*DATASET CONTENT*.
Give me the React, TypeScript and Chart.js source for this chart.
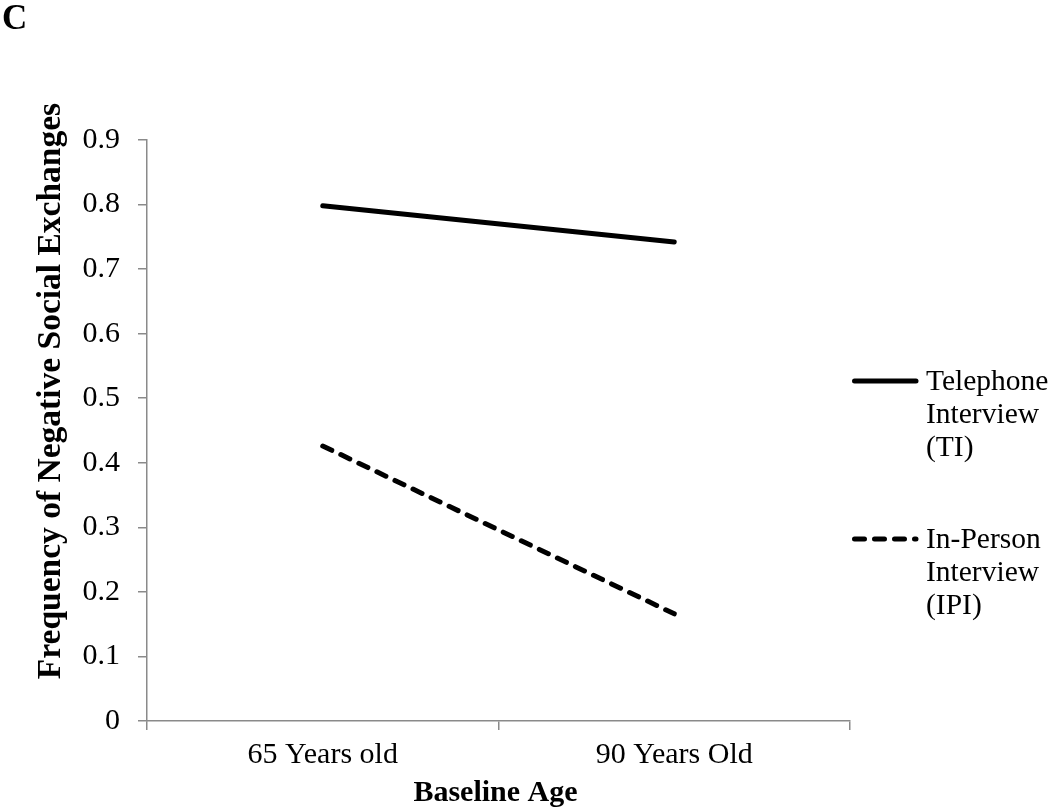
import React, { useEffect, useRef } from "react";
import { Chart, registerables } from "chart.js";

Chart.register(...registerables);

const categories = ["65 Years old", "90 Years Old"];
const telephoneValues = [0.798, 0.742];
const inPersonValues = [0.426, 0.166];
const yMin = 0;
const yMax = 0.9;
const yStep = 0.1;
const telephoneLegend = ["Telephone", "Interview", "(TI)"];
const inPersonLegend = ["In-Person", "Interview", "(IPI)"];
const xTitle = "Baseline Age";
const yTitle = "Frequency of Negative Social Exchanges";
const panelLabel = "C";

const SERIF = '"Liberation Serif", "Times New Roman", Times, serif';
const AXIS_COLOR = "#8a8a8a";

const overlayPlugin = {
  id: "overlay",
  afterDraw(chart: any) {
    const ctx = chart.ctx as CanvasRenderingContext2D;
    const area = chart.chartArea;
    ctx.save();
    ctx.fillStyle = "#000";

    // panel label
    ctx.font = `bold 35px ${SERIF}`;
    ctx.textAlign = "left";
    ctx.textBaseline = "alphabetic";
    ctx.fillText(panelLabel, 2, 29);

    // x title
    ctx.font = `bold 30px ${SERIF}`;
    ctx.textAlign = "center";
    ctx.textBaseline = "middle";
    ctx.fillText(xTitle, (area.left + area.right) / 2 - 3, 793);

    // y title
    ctx.save();
    ctx.font = `bold 33.5px ${SERIF}`;
    ctx.translate(51, 391);
    ctx.rotate(-Math.PI / 2);
    ctx.fillText(yTitle, 0, 0);
    ctx.restore();

    // legend
    const drawEntry = (ds: any, lines: string[], y: number) => {
      ctx.save();
      ctx.strokeStyle = ds.borderColor;
      ctx.lineWidth = ds.borderWidth;
      ctx.lineCap = "round";
      ctx.setLineDash(ds.borderDash || []);
      ctx.beginPath();
      ctx.moveTo(854.5, y);
      ctx.lineTo(916, y);
      ctx.stroke();
      ctx.restore();
      ctx.font = `29.5px ${SERIF}`;
      ctx.textAlign = "left";
      ctx.textBaseline = "middle";
      lines.forEach((t, i) => ctx.fillText(t, 926, y + 1 + i * 33));
    };
    drawEntry(chart.data.datasets[0], telephoneLegend, 381);
    drawEntry(chart.data.datasets[1], inPersonLegend, 539);
    ctx.restore();
  },
};

export default function App() {
  const ref = useRef<HTMLCanvasElement | null>(null);
  useEffect(() => {
    if (!ref.current) return;
    const chart = new Chart(ref.current, {
      type: "line",
      data: {
        labels: categories,
        datasets: [
          {
            label: telephoneLegend.join(" "),
            data: telephoneValues,
            borderColor: "#000",
            borderWidth: 5,
            borderCapStyle: "round",
            pointRadius: 0,
            fill: false,
            tension: 0,
          },
          {
            label: inPersonLegend.join(" "),
            data: inPersonValues,
            borderColor: "#000",
            borderWidth: 5,
            borderCapStyle: "round",
            borderDash: [10, 10],
            pointRadius: 0,
            fill: false,
            tension: 0,
          },
        ],
      },
      options: {
        responsive: false,
        animation: false,
        events: [],
        layout: { padding: { top: 140, right: 200, left: 0, bottom: 0 } },
        plugins: {
          legend: { display: false },
          title: { display: false },
          tooltip: { enabled: false },
        },
        scales: {
          x: {
            type: "category",
            offset: true,
            grid: {
              offset: true,
              drawOnChartArea: false,
              drawTicks: true,
              tickLength: 9,
              color: AXIS_COLOR,
              lineWidth: 1.5,
            },
            border: { color: AXIS_COLOR, width: 1.5 },
            ticks: {
              color: "#000",
              font: { family: SERIF, size: 30 },
              padding: 7,
              maxRotation: 0,
            },
            afterFit: (s: any) => {
              s.height = 88;
            },
          },
          y: {
            min: yMin,
            max: yMax,
            grid: {
              drawOnChartArea: false,
              drawTicks: true,
              tickLength: 9,
              color: AXIS_COLOR,
              lineWidth: 1.5,
            },
            border: { color: AXIS_COLOR, width: 1.5 },
            ticks: {
              stepSize: yStep,
              color: "#000",
              font: { family: SERIF, size: 30 },
              padding: 18,
              callback: (v: any) => String(Number(Number(v).toFixed(1))),
            },
            afterFit: (s: any) => {
              s.width = 147;
            },
          },
        },
      },
      plugins: [overlayPlugin],
    });
    return () => chart.destroy();
  }, []);
  return (
    <div style={{ position: "absolute", left: 0, top: 0, width: 1050, height: 809, background: "#fff" }}>
      <canvas ref={ref} width={1050} height={809} style={{ width: 1050, height: 809, display: "block" }} />
    </div>
  );
}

*SHORT EXERCISE*. Every line from the start of the listing above through the line with "ctx.fillText(xTitle, (area.left +" should be repeated exactly; skip the pictures and add nothing else.

*TASK RESULT*.
Give me the React, TypeScript and Chart.js source for this chart.
import React, { useEffect, useRef } from "react";
import { Chart, registerables } from "chart.js";

Chart.register(...registerables);

const categories = ["65 Years old", "90 Years Old"];
const telephoneValues = [0.798, 0.742];
const inPersonValues = [0.426, 0.166];
const yMin = 0;
const yMax = 0.9;
const yStep = 0.1;
const telephoneLegend = ["Telephone", "Interview", "(TI)"];
const inPersonLegend = ["In-Person", "Interview", "(IPI)"];
const xTitle = "Baseline Age";
const yTitle = "Frequency of Negative Social Exchanges";
const panelLabel = "C";

const SERIF = '"Liberation Serif", "Times New Roman", Times, serif';
const AXIS_COLOR = "#8a8a8a";

const overlayPlugin = {
  id: "overlay",
  afterDraw(chart: any) {
    const ctx = chart.ctx as CanvasRenderingContext2D;
    const area = chart.chartArea;
    ctx.save();
    ctx.fillStyle = "#000";

    // panel label
    ctx.font = `bold 35px ${SERIF}`;
    ctx.textAlign = "left";
    ctx.textBaseline = "alphabetic";
    ctx.fillText(panelLabel, 2, 29);

    // x title
    ctx.font = `bold 30px ${SERIF}`;
    ctx.textAlign = "center";
    ctx.textBaseline = "middle";
    ctx.fillText(xTitle, (area.left + area.right) / 2 - 3, 793);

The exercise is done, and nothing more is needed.